Functionalist believed that youth culture was a mandatory transitional period that all young people experienced. Parsons associated youth culture with providing a sense of belonging and identity, which provides important psychological support during this transitional process. Functionalist argued that youth culture bridges the gap of the associated stresses and pressures that accompanies the transitioning from childhood into adulthood. Social structures, like schools, are viewed as imperative as they perform their positive function of socializing societies young people. Schools are also viewed as that pillar of society that educates young adults and sets to impart specific skills to match their workplace and economic need. This essential component aids in the maintenance of a harmonious society that promoted and maintained social equilibrium. Both Durkheim and Parsons believed that schools promoted and enforced value consensus, which allows for social control and solidarity and counteracts crime and deviance. Functionalist took an idealistic view and a macro sociological analysis of youth culture; it does not acknowledge the existence of separate sub youth culture like rockers, rasta, punk etc.
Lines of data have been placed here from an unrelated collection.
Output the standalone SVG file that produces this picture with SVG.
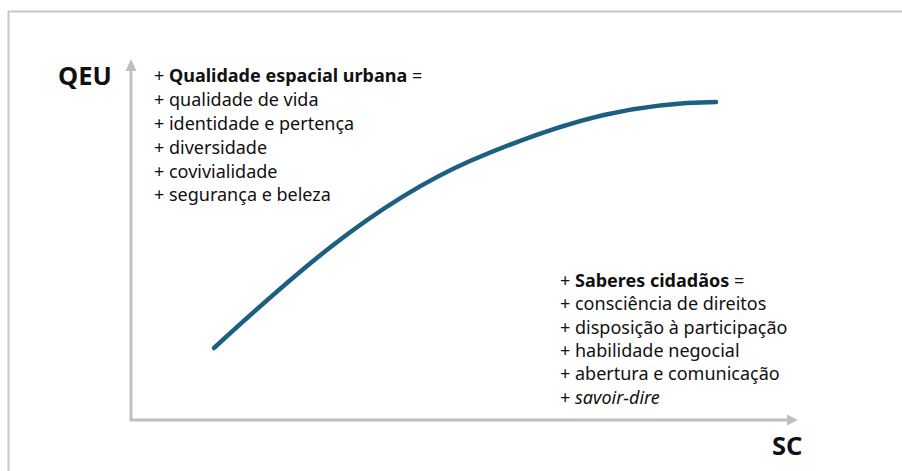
<svg xmlns="http://www.w3.org/2000/svg" width="902" height="471" viewBox="0 0 902 471">
<style>
.t{font-family:"Noto Sans","Liberation Sans",sans-serif;font-size:18px;fill:#111}
.b{font-weight:bold}
.ax{font-family:"Noto Sans","Liberation Sans",sans-serif;font-size:25.5px;font-weight:bold;fill:#111}
.axis{fill:none;stroke:#bfbfbf;stroke-width:3}
</style>
<rect id="frame" x="8.5" y="11.5" width="900" height="470" fill="#fff" stroke="#c8c8c8" stroke-width="2"/>
<g id="connectors">
<path class="axis" d="M131,68 L131,420 L789,420"/>
<polygon points="131,59 125.5,71 136.5,71" fill="#bfbfbf"/>
<polygon points="798,420 787,414.5 787,425.5" fill="#bfbfbf"/>
<path id="curve" d="M214,348 C285,283 370,205 470,161 C575,116 640,103 716,102" fill="none" stroke="#1d5f80" stroke-width="4.5" stroke-linecap="round"/>
</g>
<g id="qeu"><text class="ax" x="58" y="85">QEU</text></g>
<g id="sc"><text class="ax" x="772" y="455">SC</text></g>
<g id="qualidade">
<text class="t" x="154" y="82">+ <tspan class="b">Qualidade espacial urbana</tspan> =</text>
<text class="t" x="154" y="106">+ qualidade de vida</text>
<text class="t" x="154" y="129.5">+ identidade e pertença</text>
<text class="t" x="154" y="153.5">+ diversidade</text>
<text class="t" x="154" y="177.5">+ covivialidade</text>
<text class="t" x="154" y="201">+ segurança e beleza</text>
</g>
<g id="saberes">
<text class="t" x="560" y="287">+ <tspan class="b">Saberes cidadãos</tspan> =</text>
<text class="t" x="560" y="310">+ consciência de direitos</text>
<text class="t" x="560" y="333.5">+ disposição à participação</text>
<text class="t" x="560" y="357">+ habilidade negocial</text>
<text class="t" x="560" y="380">+ abertura e comunicação</text>
<text class="t" x="560" y="403.5">+ <tspan font-style="italic">savoir-dire</tspan></text>
</g>
</svg>
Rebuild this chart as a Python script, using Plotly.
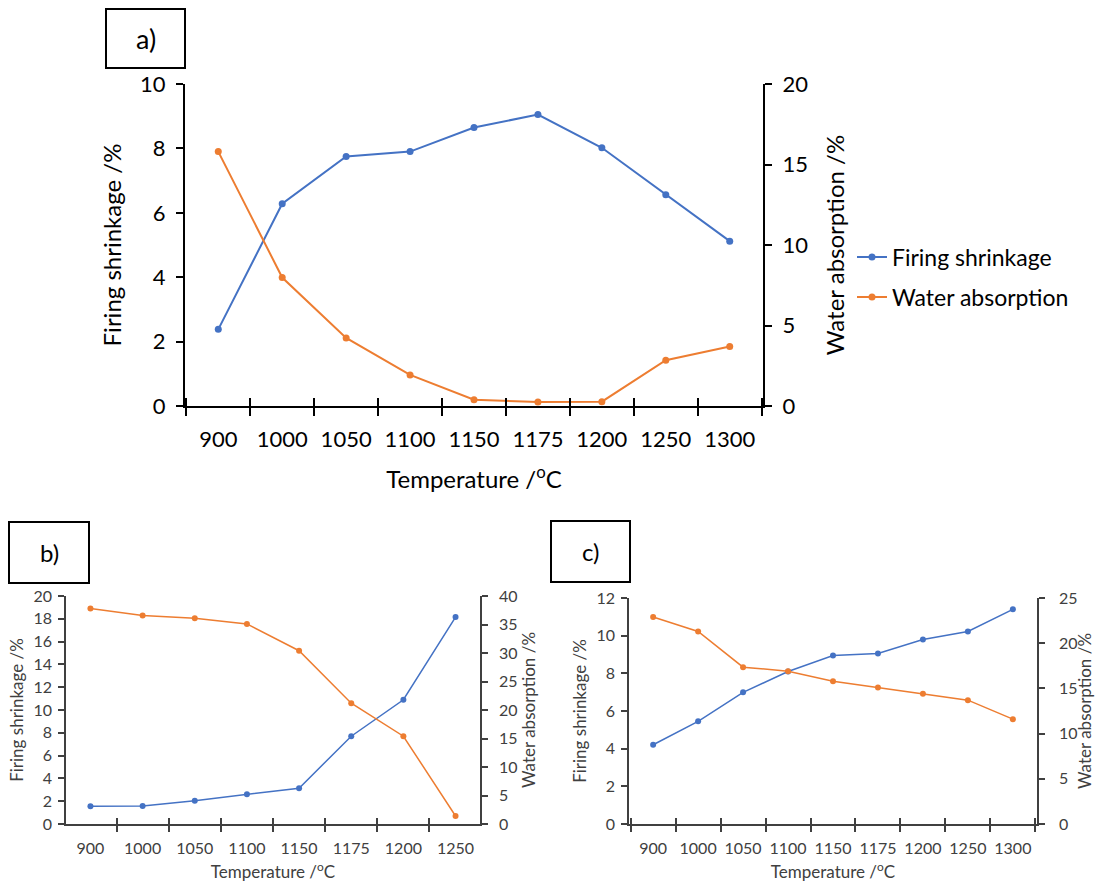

In Marxist societies, social class has a direct link to the youth culture experience. Marxist sociologist conducted critical cultural studies to seek to explain sub youth cultures and what they represented throughout the generations. The experience of young adults of the working class in a capitalist society, are said to be more problematic that than the young persons of the bourgeois. Their educational failures resulted in low paid jobs and taking up their ascribed role at the bottom of the social structure. In these capitalist societies, the bourgeois use social institutions like school to control and limited the power of the working class through hegemony, which constitutes part of the hidden curriculum. Marxist view the transitioning of these young working-class adults as being difficult to control, as they lack full adult responsibility. It is said that this contributes to the constant conflict within these capitalist societies. These deviant behaviors contribute to the emergence of sub youth culture which differs through the generations but are said to be a unified response to common issues. Karl Marx took gave no consideration to additional factors that contributed to oppression. Marxists acknowledged the difference in circumstances that affect youth culture through the generations. For example, Hall and Jefferson conducted a critical culture study in 1976 on the Teddy boys. This semiotic study focused on their Edwardian styled clothing, suede shoes etc., which was associated with the bourgeois. It was concluded that this showed that these working-class young adults had contempt towards the those belonging to the higher social class.
Historically, it has been instilled and engrained in female young adults that her place in is the home. That she should be seen and not heard. Youth culture was predominantly male stream and all references to youth culture prior to _____ was associated with males. The emergence of androgynous youth cultures, like new romantic and emo, was one of the first instances where this had changed. Following that, women were given recognition for their contributions to youth culture through music. For example, Vivienne Westwood being credited for her contribution to punk. Additionally, the introduction of female bands and musicians like Madonna and the Spice Girls had a tremendous impact on youth culture promoting “girl power”. The introduction of female bands and musicians into mainstream media, saw an increase in women in the media. It must also be noted that there was a significant increase in the female sexuality during the 90’s. Postmodern feminism promotes “otherness” and individuality. Mainstream media is a major influencer in relation to commercial beautification and sexuality and its message to female young adults. This effect is clearly noted as we can see increased openness and acceptance and promoted female empowerment.